If national Democrats and Republicans won't say it, if neither President Barack Obama (now officially declared for re-election) nor newly minted Speaker John Boehner (just four months after capturing the House gavel) will either, I guess I have to: It's time to raise income taxes, especially on the wealthiest.
America has deficit and long-term debt problems. Like any budget morass, there are two general categories of solutions — spend less or raise more. It's really that simple. These are not mutually exclusive choices; ideally, we can and should do both.
But as I explained in my previous column, despite the public outcry over rising deficits, opinion surveys show that Americans have little to no appetite for cutting spending on specific programs, except for a few small-budget items like foreign aid. So that leaves raising taxes.
I know all the arguments against raising taxes. Actually, they are variations on just one argument: Doing so will stifle the economy just when it is poised for recovery.
But if stimulating recovery is the goal, there are a number of ways the government can do that. When the Congressional Budget Office a year ago examined which among 11 possible governmental actions — including extending unemployment benefits, investing in infrastructure, issuing Social Security recipients an extra payment, raising business investment deductions, easing the Alternative Minimum Tax limit, and three variations on a payroll tax holiday — guess which option was deemed to be least stimulative?
You guessed it: cutting income taxes.
But even in normal times, don't higher tax rates for the wealthy slow economic growth? Nope.
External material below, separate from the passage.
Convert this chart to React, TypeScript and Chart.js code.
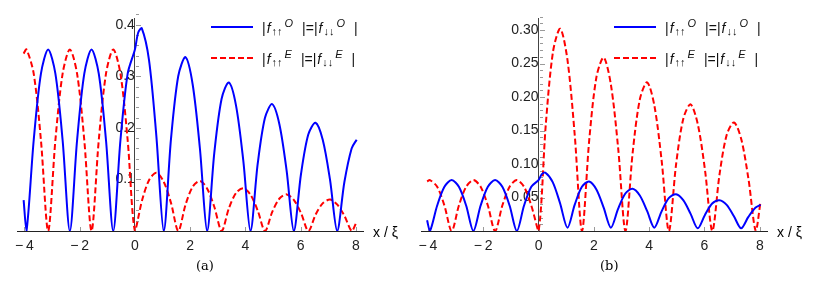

Using Bureau of Economic Analysis data, the Congressional Research Service last October produced a report comparing economic performance from 1993 to 2000, under the tax policies enacted by George H.W. Bush and Bill Clinton, with 2003 to 2007 after two rounds of income tax cuts shepherded through Congress by George W. Bush.
The results? The gross domestic product growth rate during the first period was 3.9 percent but 2.7 percent in the second; median real household income growth in the first period was 1.7 percent but just 0.6 percent in the second; private-sector employment growth was 2.7 percent before the Bush 43 tax cuts, but it fell to 1.2 percent after.
And these data are for the most prosperous years of the Bush presidency, before the 2008 economic collapse. You'd think that making the argument that income tax cuts for the richest Americans fuels the economy would first require that the economy actually perform better when rates were lower. But apparently such logic only applies on Mars, or other places where one can't watch Fox News.
Still, isn't it unfair to soak the rich? Here's what to say to people who complain about policy unfairness: In the three decades since the 1980 Ronald Reagan-led tax revolution, only the top 20 percent of Americans realized net after-tax wealth gains. The bottom 80 percent have seen their inflation-adjusted incomes fall. If America is slouching toward socialism, it is a form of socialism in which tax law redistributes income upward, not downward.
What's most puzzling about the devotion to tax cuts no matter the economic situation is that raising taxes on the wealthiest is quite popular. Polls repeatedly show that a plurality if not majority of Americans support keeping current tax rates for middle-class Americans while letting the Bush-era tax cuts for the wealthiest expire and return to Clinton-era levels.
Had Mr. Obama let the tax cuts for the wealthiest expire, the government would have recovered about $36 billion in lost revenues this year. If that sounds like a drop in the pail, remember that after repeated promises made during last year's election to restore fiscal sanity, the new House Republican majority, fueled by the tea party revolutionaries, proposed a paltry $61 billion in new spending cuts.
So, to review: Raising taxes on the wealthiest won't lead to socialist redistribution, improves economic growth, is popular, and would reduce the deficit. Why, then, do politicians climb over each other to extend these tax cuts? Short answer: The wealthy exert disproportionate power in our political system. There's no other conclusion to reach.
As USA Today reported a year ago, America's tax burden is lower today than at any point since 1950. In the immediate aftermath of the economic crisis, keeping taxes low made sense; we were experiencing a financial meltdown caused by deregulation and greed, some of it fostered by the very people in the top income brackets who reaped millions if not billions along the way. But whether they were responsible or not, the vast majority of the nation's wealthiest citizens came out just fine on the other end of the 2008 economic crisis.
So it's time to raise tax rates to what they were a decade ago on those who have financially benefited the most during the past three decades. It will be good for the economy, good for the U.S. Treasury — and good politics, too.